Erfurt. Eigentlich wollte die Ärztin ihre Praxis stets ab 8.30 Uhr öffnen. Aber weil zu dieser Zeit bereits oft diverse Patienten vor der Tür warteten, beschloss sie, bereits um 6 Uhr mit der Arbeit zu beginnen. Jetzt erhielt die Medizinerin für ihr besonderes Engagement die Quittung. Die Kassenärztliche Vereinigung (KV) habe ihr allein für 2006 eine Rückforderung in sechsstelliger Höhe geschickt, berichtet der Gesundheitsexperte der SPD-Landtagsfraktion, Thomas Hartung. Weil sie die Arbeitszeit und Zahl der Patienten überschritten habe.
Dabei will Hartung keineswegs die KV attackieren. "Ich gehe davon aus, dass die Bescheide alle vom Gesetz gedeckt sind, aber sie konterkarieren die Bemühungen, ärztlichen Nachwuchs zu bekommen." Aus seiner Sicht stellt die Einschränkung der Behandlungszeiten durch so genannte kostendämpfende Maßnahmen der Krankenkassen eines der größten Probleme dar. Die vor allem im ländlichen Raum entstehenden Versorgungslücken könnten durch das eng begrenzte Zeit- und Kostenbudget pro Patient eher vergrößert als geschlossen werden.
Die FDP hält Ausführungen unterdessen für unausgegoren. "Es ist schon erstaunlich, dass sich die SPD nach und nach von den Gesetzen, die sie in elf Jahren Regierungszeit geschaffen hat, verabschiedet", sagte der Landtagsabgeordnete Marian Koppe. Jetzt auf die Budgetierung zu schimpfen, die man in den zehn Jahren mit mit Bundesgesundheitsministerin Ulla Schmidt bundesweit eingeführt hat, sei abenteuerlich.

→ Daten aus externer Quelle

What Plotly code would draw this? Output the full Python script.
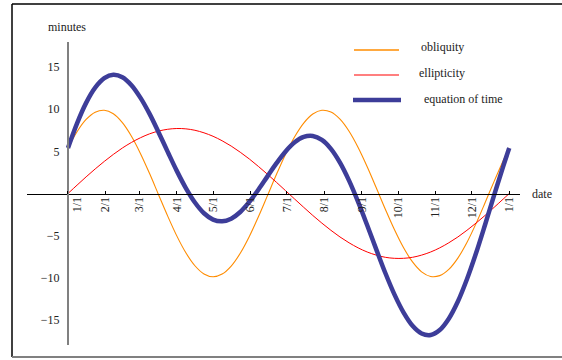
import plotly.graph_objects as go

# ---- data ----
days = [0, 7.5, 15, 22.5, 30, 37.5, 45, 52.5, 60, 67.5, 75, 82.5, 90, 97.5, 105, 112.5,
        120, 127.5, 135, 142.5, 150, 157.5, 165, 172.5, 180, 187.5, 195, 202.5, 210, 217.5,
        225, 232.5, 240, 247.5, 255, 262.5, 270, 277.5, 285, 292.5, 300, 307.5, 315, 322.5,
        330, 337.5, 345, 352.5, 360, 365]
obliquity = [5.38, 7.32, 8.77, 9.63, 9.86, 9.44, 8.39, 6.78, 4.72, 2.36, -0.17, -2.68,
             -5.02, -7.02, -8.56, -9.53, -9.87, -9.55, -8.60, -7.08, -5.09, -2.76, -0.25, 2.27,
             4.65, 6.72, 8.34, 9.41, 9.86, 9.65, 8.80, 7.37, 5.45, 3.17, 0.68, -1.86,
             -4.27, -6.40, -8.11, -9.28, -9.83, -9.73, -8.99, -7.65, -5.80, -3.57, -1.10, 1.44,
             3.88, 5.38]
ellipticity = [0.0, 0.99, 1.97, 2.91, 3.80, 4.63, 5.39, 6.05, 6.61, 7.07, 7.40, 7.61,
               7.70, 7.66, 7.49, 7.19, 6.78, 6.25, 5.62, 4.89, 4.09, 3.21, 2.28, 1.32,
               0.33, -0.66, -1.64, -2.60, -3.51, -4.36, -5.15, -5.84, -6.44, -6.93, -7.30, -7.56,
               -7.68, -7.68, -7.56, -7.30, -6.93, -6.44, -5.84, -5.15, -4.36, -3.51, -2.60, -1.64,
               -0.66, 0.0]
equation_of_time = [5.38, 8.31, 10.74, 12.54, 13.66, 14.07, 13.78, 12.83, 11.33, 9.43, 7.23, 4.93,
                    2.68, 0.64, -1.07, -2.34, -3.09, -3.30, -2.98, -2.19, -1.00, 0.45, 2.03, 3.59,
                    4.98, 6.06, 6.70, 6.81, 6.35, 5.29, 3.66, 1.53, -0.99, -3.76, -6.62, -9.42,
                    -11.95, -14.08, -15.67, -16.58, -16.76, -16.17, -14.83, -12.80, -10.16, -7.08, -3.70, -0.20,
                    3.22, 5.38]
month_days = [0, 31, 59, 90, 120, 151, 181, 212, 243, 273, 304, 334, 365]
month_labels = ["1/1", "2/1", "3/1", "4/1", "5/1", "6/1", "7/1", "8/1", "9/1",
                "10/1", "11/1", "12/1", "1/1"]
y_ticks = [-15, -10, -5, 5, 10, 15]
series_names = ["obliquity", "ellipticity", "equation of time"]

ORANGE = "#FF8C00"
RED = "#FF0000"
BLUE = "#3D3D99"
FONT = "Liberation Serif"
TXT = "#222222"

W, H = 562, 360
ML, MR, MT, MB = 27, 42, 42, 15
PW, PH = W - ML - MR, H - MT - MB


def px(x):
    return (x - ML) / PW


def py(y):
    return (H - MB - y) / PH


fig = go.Figure()
fig.add_trace(go.Scatter(x=days, y=obliquity, mode="lines",
                         line=dict(color=ORANGE, width=1.1, shape="spline"), name=series_names[0]))
fig.add_trace(go.Scatter(x=days, y=ellipticity, mode="lines",
                         line=dict(color=RED, width=1, shape="spline"), name=series_names[1]))
fig.add_trace(go.Scatter(x=days, y=equation_of_time, mode="lines",
                         line=dict(color=BLUE, width=4.5, shape="spline"), name=series_names[2]))

xrange = [-33.9, 373.9]
yrange = [-17.95, 17.95]
ypos0 = (0 - xrange[0]) / (xrange[1] - xrange[0])

label_pos = list(month_days)
label_pos[0] = month_days[0] + 7.5  # first label nudged off the vertical axis

fig.update_layout(
    width=W, height=H,
    margin=dict(l=ML, r=MR, t=MT, b=MB),
    paper_bgcolor="white", plot_bgcolor="white",
    showlegend=False,
    font=dict(family=FONT, size=12, color=TXT),
    xaxis=dict(range=xrange, anchor="free", position=0.5, showgrid=False, zeroline=False,
               showline=True, linecolor="black", linewidth=1,
               tickvals=month_days, ticktext=[""] * len(month_days),
               ticks="inside", ticklen=3, tickcolor="black", tickwidth=1),
    xaxis2=dict(range=xrange, overlaying="x", anchor="free", position=0.5, showgrid=False,
                zeroline=False, showline=False, tickvals=label_pos, ticktext=month_labels,
                ticks="", tickangle=-90, side="bottom",
                tickfont=dict(family=FONT, size=12, color=TXT)),
    yaxis=dict(range=yrange, anchor="free", position=ypos0, showgrid=False, zeroline=False,
               showline=True, linecolor="#808080", linewidth=2,
               tickvals=y_ticks, ticks="", ticklabelstandoff=5,
               tickfont=dict(family=FONT, size=12, color=TXT)),
)
# invisible trace so the label axis is active
fig.add_trace(go.Scatter(x=[xrange[0]], y=[0], xaxis="x2", mode="markers",
                         marker=dict(opacity=0), hoverinfo="skip", showlegend=False))

shapes = []
# frame
shapes.append(dict(type="line", xref="paper", yref="paper", x0=px(12), x1=px(562), y0=py(4), y1=py(4),
                   line=dict(color="black", width=1.5)))
shapes.append(dict(type="line", xref="paper", yref="paper", x0=px(12), x1=px(12), y0=py(4), y1=py(357),
                   line=dict(color="black", width=1.5)))
shapes.append(dict(type="line", xref="paper", yref="paper", x0=px(12), x1=px(562), y0=py(357), y1=py(357),
                   line=dict(color="#808080", width=2)))
# legend keys
legend_rows = [(50, 354, 399, ORANGE, 1.5, 419, 47),
               (75, 354, 399, RED, 1.2, 417, 73),
               (100, 353, 401, BLUE, 4.5, 422, 99)]
annotations = []
for (ly, lx0, lx1, col, lw, tx, ty), name in zip(legend_rows, series_names):
    shapes.append(dict(type="line", xref="paper", yref="paper", x0=px(lx0), x1=px(lx1), y0=py(ly), y1=py(ly),
                       line=dict(color=col, width=lw)))
    annotations.append(dict(xref="paper", yref="paper", x=px(tx), y=py(ty), text=name, showarrow=False,
                            xanchor="left", yanchor="middle", font=dict(family=FONT, size=12, color=TXT)))

annotations.append(dict(xref="paper", yref="paper", x=px(67), y=py(27), text="minutes", showarrow=False,
                        xanchor="center", yanchor="middle", font=dict(family=FONT, size=12, color=TXT)))
annotations.append(dict(xref="paper", yref="paper", x=px(530), y=py(194), text="date", showarrow=False,
                        xanchor="left", yanchor="middle", font=dict(family=FONT, size=12, color=TXT)))

fig.update_layout(shapes=shapes, annotations=annotations)
fig.write_html("out.html", config={"displayModeBar": False},
               post_script="document.body.style.margin='0';document.body.style.overflow='hidden';")
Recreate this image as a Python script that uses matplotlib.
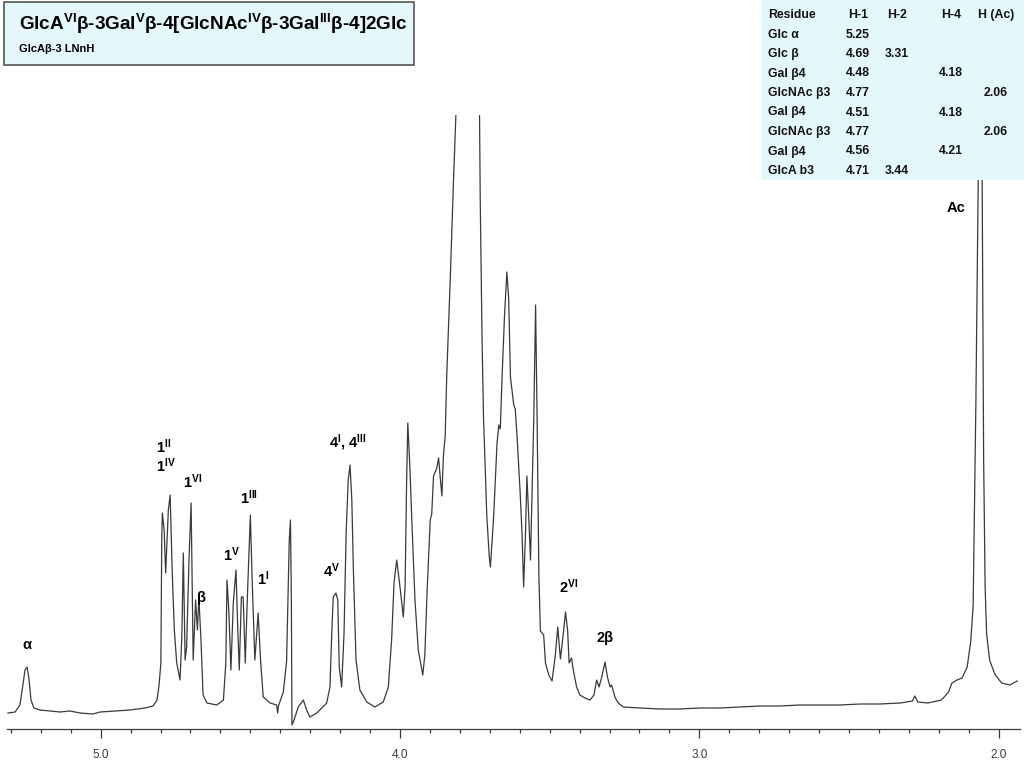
import numpy as np
import matplotlib
matplotlib.use("Agg")
import matplotlib.pyplot as plt
from matplotlib.patches import Rectangle
from matplotlib.ticker import MultipleLocator

plt.rcParams['font.family'] = ['Liberation Sans', 'DejaVu Sans']
plt.rcParams['mathtext.fontset'] = 'custom'
plt.rcParams['mathtext.rm'] = 'Liberation Sans'
plt.rcParams['mathtext.bf'] = 'Liberation Sans:bold'
plt.rcParams['mathtext.it'] = 'Liberation Sans:italic'

# ---------------- data ----------------
shift_ppm = [
    # alpha anomer / baseline
    5.310, 5.286, 5.270, 5.260, 5.253, 5.246, 5.240, 5.233, 5.223, 5.203,
    5.169, 5.136, 5.103, 5.069, 5.026, 5.002, 4.952, 4.902, 4.852, 4.825,
    # H-1 cluster 4.80-4.65
    4.812, 4.805, 4.799, 4.796, 4.794, 4.788, 4.783, 4.774, 4.768, 4.761,
    4.754, 4.746, 4.735, 4.729, 4.724, 4.718, 4.713, 4.705, 4.698, 4.691,
    4.683, 4.677, 4.672, 4.665, 4.658, 4.645,
    # H-1 cluster 4.60-4.45
    4.612, 4.590, 4.582, 4.578, 4.572, 4.565, 4.557, 4.548, 4.542, 4.537,
    4.530, 4.524, 4.517, 4.510, 4.500, 4.494, 4.485, 4.474, 4.466, 4.457,
    4.434, 4.412, 4.409, 4.406,
    # HDO + H-4
    4.390, 4.379, 4.370, 4.366, 4.363, 4.361, 4.354, 4.340, 4.323, 4.312,
    4.301, 4.278, 4.245, 4.234, 4.228, 4.223, 4.214, 4.208, 4.203, 4.195,
    4.187, 4.180, 4.173, 4.167, 4.161, 4.156, 4.147, 4.134, 4.111, 4.084,
    # ring protons
    4.056, 4.039, 4.028, 4.020, 4.011, 4.000, 3.989, 3.983, 3.978, 3.974,
    3.967, 3.961, 3.950, 3.939, 3.924, 3.917, 3.910, 3.899, 3.894, 3.888,
    3.877, 3.871, 3.866, 3.860, 3.855, 3.849, 3.844, 3.832, 3.821, 3.810,
    3.793, 3.773, 3.753, 3.735, 3.732, 3.726, 3.721, 3.710, 3.702, 3.698,
    3.687, 3.676, 3.670, 3.665, 3.659, 3.651, 3.643, 3.637, 3.631, 3.620,
    3.615, 3.609, 3.598, 3.592, 3.587, 3.581, 3.576, 3.570, 3.564, 3.559,
    3.553, 3.547, 3.542, 3.536, 3.531, 3.520, 3.514, 3.503, 3.492, 3.481,
    3.473, 3.464, 3.453, 3.447, 3.440, 3.435, 3.427, 3.421, 3.410, 3.399,
    3.382, 3.365, 3.352, 3.343, 3.335, 3.326, 3.315, 3.307, 3.298, 3.293,
    3.282, 3.271, 3.254,
    # baseline + acetyl
    3.198, 3.132, 3.065, 2.998, 2.931, 2.864, 2.797, 2.730, 2.664, 2.597,
    2.530, 2.463, 2.396, 2.328, 2.288, 2.280, 2.270, 2.236, 2.191, 2.167,
    2.156, 2.139, 2.122, 2.105, 2.093, 2.085, 2.081, 2.076, 2.071, 2.068,
    2.064, 2.059, 2.055, 2.053, 2.050, 2.045, 2.040, 2.030, 2.013, 1.990,
    1.962, 1.938,
]
intensity = [
    16, 17, 24, 44, 59, 62, 51, 29, 21, 19,
    18, 17, 18, 16, 15, 17, 18, 19, 21, 23,
    29, 44, 66, 192, 216, 199, 156, 219, 234, 156,
    99, 66, 49, 92, 176, 69, 82, 169, 226, 69,
    129, 99, 131, 89, 34, 26,
    24, 29, 66, 149, 119, 59, 126, 159, 99, 59,
    132, 132, 66, 132, 214, 149, 69, 116, 69, 32,
    26, 24, 16, 23,
    37, 67, 189, 209, 129, 4, 9, 22, 29, 19,
    12, 16, 26, 42, 96, 132, 136, 129, 62, 42,
    96, 196, 249, 264, 229, 162, 69, 39, 27, 22,
    27, 42, 89, 146, 169, 142, 112, 142, 246, 306,
    262, 212, 129, 79, 54, 74, 134, 209, 215, 253,
    261, 271, 253, 233, 273, 293, 352, 451, 551, 640,
    829, 879, 829, 640, 531, 392, 312, 213, 173, 162,
    213, 285, 304, 300, 352, 412, 457, 431, 352, 324,
    320, 293, 233, 193, 142, 193, 253, 213, 169, 233,
    312, 424, 312, 154, 98, 94, 66, 54, 48, 74,
    102, 70, 99, 117, 99, 66, 71, 59, 42, 34,
    31, 29, 34, 49, 42, 52, 67, 52, 42, 44,
    32, 26, 22,
    21, 20, 20, 21, 21, 22, 23, 23, 24, 24,
    24, 25, 25, 26, 28, 33, 27, 26, 29, 37,
    46, 49, 51, 62, 88, 124, 215, 324, 470, 550,
    1029, 1029, 550, 433, 270, 142, 95, 69, 55, 46,
    44, 48,
]
assert len(shift_ppm) == len(intensity)

major_ticks = [5.0, 4.0, 3.0, 2.0]
major_labels = ["5.0", "4.0", "3.0", "2.0"]

title = (r"GlcA$^{\mathbf{VI}}$β-3Gal$^{\mathbf{V}}$β-4[GlcNAc$^{\mathbf{IV}}$"
         r"β-3Gal$^{\mathbf{III}}$β-4]2Glc")
subtitle = "GlcAβ-3 LNnH"

peak_labels = [r"α", r"1$^{\mathbf{II}}$", r"1$^{\mathbf{IV}}$", r"1$^{\mathbf{VI}}$",
               r"β", r"1$^{\mathbf{V}}$", r"1$^{\mathbf{III}}$", r"1$^{\mathbf{I}}$",
               r"4$^{\mathbf{V}}$", r"4$^{\mathbf{I}}$, 4$^{\mathbf{III}}$",
               r"2$^{\mathbf{VI}}$", r"2β", "Ac"]
# label anchor positions (pixels in the 1024x768 canvas)
peak_label_px = [(27, 645), (164, 447), (166, 466), (193, 482), (202, 598),
                 (232, 555), (249, 498), (263, 579), (332, 571), (348, 443),
                 (569, 587), (605, 638), (956, 208)]

table_header = ["Residue", "H-1", "H-2", "H-4", "H (Ac)"]
residues = ["Glc α", "Glc β", "Gal β4", "GlcNAc β3", "Gal β4",
            "GlcNAc β3", "Gal β4", "GlcA b3"]
h1 = ["5.25", "4.69", "4.48", "4.77", "4.51", "4.77", "4.56", "4.71"]
h2 = ["", "3.31", "", "", "", "", "", "3.44"]
h4 = ["", "", "4.18", "", "4.18", "", "4.21", ""]
hac = ["", "", "", "2.06", "", "2.06", "", ""]

# ---------------- figure ----------------
W, H = 1024, 768
fig = plt.figure(figsize=(W / 100, H / 100), dpi=100)
fig.patch.set_facecolor("white")


def fx(px):
    return px / W


def fy(py):
    return 1 - py / H


line_col = "#3a3a3a"
ax = fig.add_axes([fx(7), fy(729), fx(1020) - fx(7), fy(115) - fy(729)])
ax.plot(shift_ppm, intensity, color=line_col, lw=0.9)
ax.set_xlim(5.3131, 1.9285)
ax.set_ylim(0, 614)
for s in ["left", "right", "top"]:
    ax.spines[s].set_visible(False)
ax.spines["bottom"].set_color(line_col)
ax.spines["bottom"].set_linewidth(0.9)
ax.set_yticks([])
ax.set_xticks(major_ticks)
ax.set_xticklabels(major_labels)
ax.xaxis.set_minor_locator(MultipleLocator(0.1))
ax.tick_params(axis="x", which="major", length=6.5, width=0.9, direction="out",
               colors=line_col, labelsize=8.5, pad=8)
ax.tick_params(axis="x", which="minor", length=3, width=0.9, direction="out",
               colors=line_col)
ax.patch.set_alpha(0)

# title box
box_col = "#e4f8fb"
fig.add_artist(Rectangle((fx(4), fy(65)), fx(414) - fx(4), fy(2) - fy(65),
                         transform=fig.transFigure, facecolor=box_col,
                         edgecolor="#555555", lw=1.2, zorder=5))
fig.text(fx(19), fy(24), title, fontsize=13.6, fontweight="bold", va="center",
         ha="left", color="black", zorder=6)
fig.text(fx(19), fy(49), subtitle, fontsize=8, fontweight="bold",
         va="center", ha="left", color="black", zorder=6)

# table
fig.add_artist(Rectangle((fx(762), fy(180)), fx(1024) - fx(762), fy(0) - fy(180),
                         transform=fig.transFigure, facecolor=box_col,
                         edgecolor="none", zorder=5))
col_x = [768, 858, 897, 951, 996]
row_y0, row_dy = 15, 19.5
tkw = dict(fontsize=8.8, fontweight="bold", va="center", color="#111111", zorder=6)
for j, head in enumerate(table_header):
    fig.text(fx(col_x[j]), fy(row_y0), head, ha="left" if j == 0 else "center", **tkw)
for i in range(len(residues)):
    yy = fy(row_y0 + row_dy * (i + 1))
    row = [residues[i], h1[i], h2[i], h4[i], hac[i]]
    for j, val in enumerate(row):
        if val:
            fig.text(fx(col_x[j]), yy, val, ha="left" if j == 0 else "center", **tkw)

# peak labels
for lab, (px, py) in zip(peak_labels, peak_label_px):
    fig.text(fx(px), fy(py), lab, fontsize=10.5, fontweight="bold", ha="center",
             va="center", color="black", zorder=6)

fig.savefig("out.png", dpi=100)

Den parteilosen SPD-Fraktionär und Chirurgen Hartung lassen diese Attacken kalt. Er setzt sich für eine Entbürokratisierung des Medizinerberufs ein. Da der drohende Ärztemangel in Thüringen Umfragen zufolge noch nicht spürbar sei, gebe es noch genügend Zeit für eine Reform.
Nach Schätzungen der Kassenärztlichen Vereinigung fehlen im Freistaat bereits 500 Ärzte. Krankenhäuser und Arztpraxen hätten gleichermaßen unter dem Mangel zu leiden, heißt es. Bis 2020 wird davon ausgegangen, dass aus Altersgründen allein etwa 1600 Praxisärzte ihre Tätigkeit aufgeben.
Hartung fordert die Ausbildung der Ärzte den veränderten Bedürfnissen anzupassen. In den kommenden 20 Jahren werde der Altersdurchschnitt der Thüringer um zehn Jahre auf Mitte 50 steigen. Was zur Folge habe, dass mehr Augenärzte und Urologen, aber weniger Frauen- und Kinderärzte benötigt würden.
Für die Praxisnachfolge der Thüringer Medizinerin, die mit den enormen Nachforderungen konfrontiert wird, sieht es Hartung zufolge übrigens nicht gut aus. Eine Weiterbildungsassistentin, die bei ihr arbeite, habe jetzt hautnah erleben dürfen, dass man dafür bestraft wird, wenn man sich ordentlich um seine Patienten kümmere.